Your task. Leaving out all pictures, copy exactly the lines from the one containing "Write a component" down to the one containing "const CAT_PCT = 0.757;", both of them included.
· · · ·
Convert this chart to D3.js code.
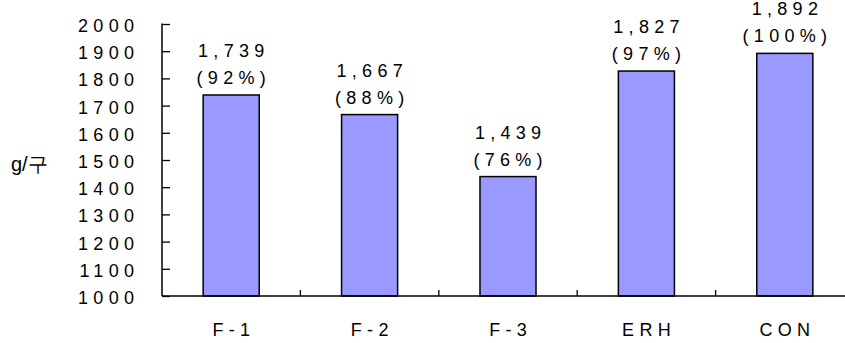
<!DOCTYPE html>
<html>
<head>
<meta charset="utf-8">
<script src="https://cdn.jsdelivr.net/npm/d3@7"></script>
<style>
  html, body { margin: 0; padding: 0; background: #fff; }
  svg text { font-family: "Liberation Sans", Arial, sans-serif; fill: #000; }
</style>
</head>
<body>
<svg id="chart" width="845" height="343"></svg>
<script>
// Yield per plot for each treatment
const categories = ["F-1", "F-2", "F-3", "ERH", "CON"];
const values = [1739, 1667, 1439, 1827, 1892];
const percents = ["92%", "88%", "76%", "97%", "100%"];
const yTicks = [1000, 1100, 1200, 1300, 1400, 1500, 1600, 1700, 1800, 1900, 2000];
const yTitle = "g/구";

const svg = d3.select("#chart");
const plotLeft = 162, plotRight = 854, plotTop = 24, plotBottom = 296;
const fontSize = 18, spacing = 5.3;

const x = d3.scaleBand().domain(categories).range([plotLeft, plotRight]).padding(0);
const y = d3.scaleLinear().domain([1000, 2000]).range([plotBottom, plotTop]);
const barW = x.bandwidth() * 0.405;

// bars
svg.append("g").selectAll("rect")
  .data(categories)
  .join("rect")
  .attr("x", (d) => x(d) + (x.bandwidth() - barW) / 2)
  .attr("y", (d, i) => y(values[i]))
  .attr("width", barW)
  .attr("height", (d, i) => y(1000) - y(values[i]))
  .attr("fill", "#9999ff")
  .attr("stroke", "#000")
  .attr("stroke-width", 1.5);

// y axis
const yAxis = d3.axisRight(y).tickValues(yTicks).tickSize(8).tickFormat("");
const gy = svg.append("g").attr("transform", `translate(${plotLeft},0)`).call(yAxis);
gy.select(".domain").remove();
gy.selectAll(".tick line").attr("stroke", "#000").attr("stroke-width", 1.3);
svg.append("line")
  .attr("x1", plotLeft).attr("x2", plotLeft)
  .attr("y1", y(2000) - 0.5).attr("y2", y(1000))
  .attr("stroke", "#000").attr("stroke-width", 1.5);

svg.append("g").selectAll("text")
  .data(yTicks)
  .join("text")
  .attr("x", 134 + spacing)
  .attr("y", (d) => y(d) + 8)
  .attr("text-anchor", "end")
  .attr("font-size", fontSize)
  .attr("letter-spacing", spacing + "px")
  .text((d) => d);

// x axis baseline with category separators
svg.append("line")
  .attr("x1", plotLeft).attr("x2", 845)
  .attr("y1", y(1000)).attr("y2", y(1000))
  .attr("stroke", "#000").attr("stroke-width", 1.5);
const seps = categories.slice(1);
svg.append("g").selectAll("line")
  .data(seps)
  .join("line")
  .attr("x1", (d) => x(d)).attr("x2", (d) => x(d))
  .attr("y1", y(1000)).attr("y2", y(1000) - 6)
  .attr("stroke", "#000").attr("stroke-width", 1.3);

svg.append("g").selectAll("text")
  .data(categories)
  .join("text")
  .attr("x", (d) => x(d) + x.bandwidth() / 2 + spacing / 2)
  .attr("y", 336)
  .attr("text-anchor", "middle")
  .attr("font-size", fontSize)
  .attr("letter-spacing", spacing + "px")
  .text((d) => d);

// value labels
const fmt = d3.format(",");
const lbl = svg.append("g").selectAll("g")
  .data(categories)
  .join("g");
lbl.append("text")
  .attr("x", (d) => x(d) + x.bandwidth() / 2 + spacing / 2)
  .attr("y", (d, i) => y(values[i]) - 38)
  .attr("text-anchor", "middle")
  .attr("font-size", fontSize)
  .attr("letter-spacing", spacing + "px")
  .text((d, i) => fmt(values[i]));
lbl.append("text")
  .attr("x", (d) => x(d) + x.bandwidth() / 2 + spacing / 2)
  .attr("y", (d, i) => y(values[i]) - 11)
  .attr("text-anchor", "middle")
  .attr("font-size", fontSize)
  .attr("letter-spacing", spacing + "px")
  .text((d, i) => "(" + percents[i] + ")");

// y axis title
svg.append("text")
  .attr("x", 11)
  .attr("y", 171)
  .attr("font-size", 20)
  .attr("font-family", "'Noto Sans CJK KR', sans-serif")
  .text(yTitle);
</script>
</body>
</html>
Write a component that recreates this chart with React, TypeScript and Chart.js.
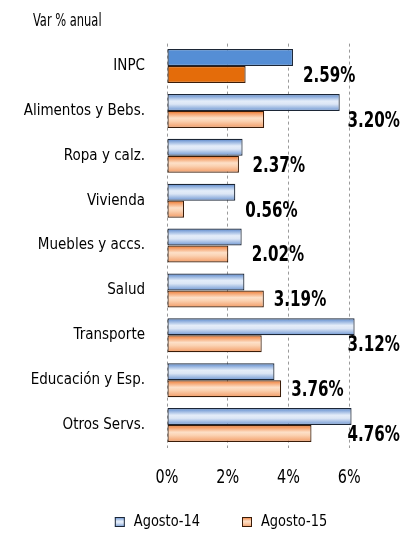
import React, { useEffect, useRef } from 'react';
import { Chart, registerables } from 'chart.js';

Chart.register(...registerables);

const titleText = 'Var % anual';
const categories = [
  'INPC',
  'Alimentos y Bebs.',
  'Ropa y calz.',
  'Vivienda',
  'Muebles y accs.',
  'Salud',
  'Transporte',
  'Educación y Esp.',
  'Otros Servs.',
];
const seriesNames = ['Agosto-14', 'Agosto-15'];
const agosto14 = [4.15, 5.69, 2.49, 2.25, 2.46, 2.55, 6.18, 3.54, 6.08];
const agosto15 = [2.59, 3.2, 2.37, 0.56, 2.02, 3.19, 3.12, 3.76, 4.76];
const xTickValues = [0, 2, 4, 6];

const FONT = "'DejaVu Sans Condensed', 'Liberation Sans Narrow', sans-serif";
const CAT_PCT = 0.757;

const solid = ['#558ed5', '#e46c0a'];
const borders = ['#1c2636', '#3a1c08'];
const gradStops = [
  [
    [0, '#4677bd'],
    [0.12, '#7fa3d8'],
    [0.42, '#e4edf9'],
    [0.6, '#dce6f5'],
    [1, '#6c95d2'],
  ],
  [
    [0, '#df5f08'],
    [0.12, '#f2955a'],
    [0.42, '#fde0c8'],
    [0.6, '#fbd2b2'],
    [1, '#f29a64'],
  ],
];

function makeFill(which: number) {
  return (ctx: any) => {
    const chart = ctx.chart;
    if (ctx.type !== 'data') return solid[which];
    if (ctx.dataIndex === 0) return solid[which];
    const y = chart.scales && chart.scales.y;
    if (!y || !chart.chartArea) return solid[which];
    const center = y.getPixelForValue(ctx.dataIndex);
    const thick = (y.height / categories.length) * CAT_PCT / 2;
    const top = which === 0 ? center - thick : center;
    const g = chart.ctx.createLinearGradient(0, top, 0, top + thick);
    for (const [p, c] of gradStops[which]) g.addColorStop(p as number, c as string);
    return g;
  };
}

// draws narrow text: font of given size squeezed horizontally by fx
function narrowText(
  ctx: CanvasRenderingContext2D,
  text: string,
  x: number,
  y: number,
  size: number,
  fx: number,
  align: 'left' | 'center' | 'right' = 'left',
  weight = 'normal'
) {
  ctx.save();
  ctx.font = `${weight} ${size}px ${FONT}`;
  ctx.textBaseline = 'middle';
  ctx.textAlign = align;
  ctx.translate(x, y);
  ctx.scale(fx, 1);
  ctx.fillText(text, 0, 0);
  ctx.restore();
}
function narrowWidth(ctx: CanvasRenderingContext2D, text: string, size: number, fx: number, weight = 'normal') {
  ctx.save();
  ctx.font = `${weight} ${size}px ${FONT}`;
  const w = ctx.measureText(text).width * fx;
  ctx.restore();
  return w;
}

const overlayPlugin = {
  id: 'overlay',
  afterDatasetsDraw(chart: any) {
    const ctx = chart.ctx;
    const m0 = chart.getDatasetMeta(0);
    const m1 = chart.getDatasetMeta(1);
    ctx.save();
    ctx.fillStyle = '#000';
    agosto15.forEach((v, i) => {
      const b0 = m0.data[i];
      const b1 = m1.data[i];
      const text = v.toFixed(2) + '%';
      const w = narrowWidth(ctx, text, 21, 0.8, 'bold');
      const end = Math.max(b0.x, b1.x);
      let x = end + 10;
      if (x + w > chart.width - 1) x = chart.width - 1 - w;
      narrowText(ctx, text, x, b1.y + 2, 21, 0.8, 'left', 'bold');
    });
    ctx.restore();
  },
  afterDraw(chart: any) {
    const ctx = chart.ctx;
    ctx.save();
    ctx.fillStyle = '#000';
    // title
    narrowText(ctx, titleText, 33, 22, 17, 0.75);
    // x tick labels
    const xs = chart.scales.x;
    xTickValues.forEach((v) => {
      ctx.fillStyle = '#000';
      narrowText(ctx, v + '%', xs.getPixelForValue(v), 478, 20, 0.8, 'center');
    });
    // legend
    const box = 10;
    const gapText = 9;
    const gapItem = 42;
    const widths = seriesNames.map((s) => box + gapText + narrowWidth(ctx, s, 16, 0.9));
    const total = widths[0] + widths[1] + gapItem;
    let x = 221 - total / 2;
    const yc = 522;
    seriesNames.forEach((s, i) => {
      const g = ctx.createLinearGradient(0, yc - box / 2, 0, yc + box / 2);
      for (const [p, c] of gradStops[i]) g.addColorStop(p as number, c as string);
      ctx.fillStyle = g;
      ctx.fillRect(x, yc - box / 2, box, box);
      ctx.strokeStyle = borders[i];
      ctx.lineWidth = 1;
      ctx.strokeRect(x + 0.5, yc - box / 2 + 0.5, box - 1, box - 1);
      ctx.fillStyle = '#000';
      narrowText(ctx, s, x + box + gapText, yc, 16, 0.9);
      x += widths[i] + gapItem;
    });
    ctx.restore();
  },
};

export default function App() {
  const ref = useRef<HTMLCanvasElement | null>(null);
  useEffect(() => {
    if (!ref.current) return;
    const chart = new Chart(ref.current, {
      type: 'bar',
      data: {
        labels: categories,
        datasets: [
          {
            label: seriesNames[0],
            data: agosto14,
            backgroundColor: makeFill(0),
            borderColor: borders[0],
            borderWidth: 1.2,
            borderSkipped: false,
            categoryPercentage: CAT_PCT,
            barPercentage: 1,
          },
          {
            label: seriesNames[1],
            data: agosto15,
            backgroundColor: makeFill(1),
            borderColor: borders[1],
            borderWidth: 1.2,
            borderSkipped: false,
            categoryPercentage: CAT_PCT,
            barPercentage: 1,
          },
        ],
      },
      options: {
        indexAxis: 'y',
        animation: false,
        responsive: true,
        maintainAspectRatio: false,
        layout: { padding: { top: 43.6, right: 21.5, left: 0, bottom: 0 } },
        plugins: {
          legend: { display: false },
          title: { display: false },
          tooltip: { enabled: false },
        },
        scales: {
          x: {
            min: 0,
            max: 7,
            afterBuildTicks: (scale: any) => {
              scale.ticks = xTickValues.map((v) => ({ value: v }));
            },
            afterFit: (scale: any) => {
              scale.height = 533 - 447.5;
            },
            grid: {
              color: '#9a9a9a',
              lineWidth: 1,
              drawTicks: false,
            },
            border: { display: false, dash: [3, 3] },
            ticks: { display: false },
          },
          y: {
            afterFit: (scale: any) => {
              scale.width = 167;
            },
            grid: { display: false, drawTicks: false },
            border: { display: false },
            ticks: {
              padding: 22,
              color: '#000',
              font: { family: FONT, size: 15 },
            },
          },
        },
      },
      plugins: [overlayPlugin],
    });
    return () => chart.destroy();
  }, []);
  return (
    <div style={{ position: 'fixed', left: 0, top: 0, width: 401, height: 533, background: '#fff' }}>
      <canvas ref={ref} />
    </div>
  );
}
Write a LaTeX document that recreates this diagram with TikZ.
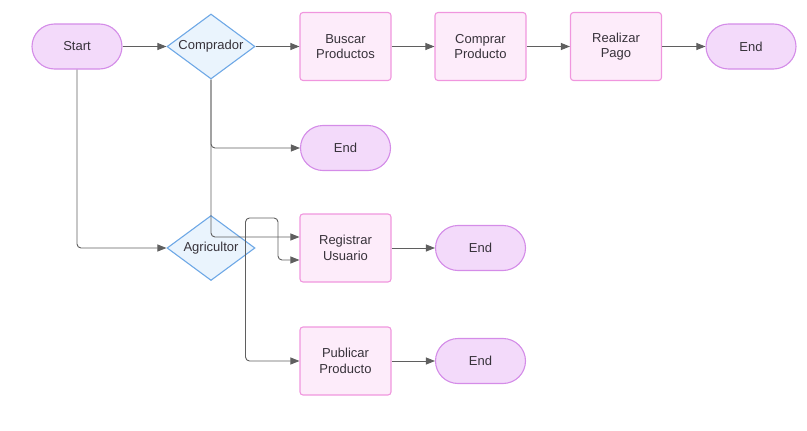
· · · ·
The output.
Write a component that recreates this chart with React, TypeScript and Chart.js.
import React, { useEffect, useRef } from 'react';
import { Chart, registerables } from 'chart.js';

Chart.register(...registerables);

const titleText = 'Var % anual';
const categories = [
  'INPC',
  'Alimentos y Bebs.',
  'Ropa y calz.',
  'Vivienda',
  'Muebles y accs.',
  'Salud',
  'Transporte',
  'Educación y Esp.',
  'Otros Servs.',
];
const seriesNames = ['Agosto-14', 'Agosto-15'];
const agosto14 = [4.15, 5.69, 2.49, 2.25, 2.46, 2.55, 6.18, 3.54, 6.08];
const agosto15 = [2.59, 3.2, 2.37, 0.56, 2.02, 3.19, 3.12, 3.76, 4.76];
const xTickValues = [0, 2, 4, 6];

const FONT = "'DejaVu Sans Condensed', 'Liberation Sans Narrow', sans-serif";
const CAT_PCT = 0.757;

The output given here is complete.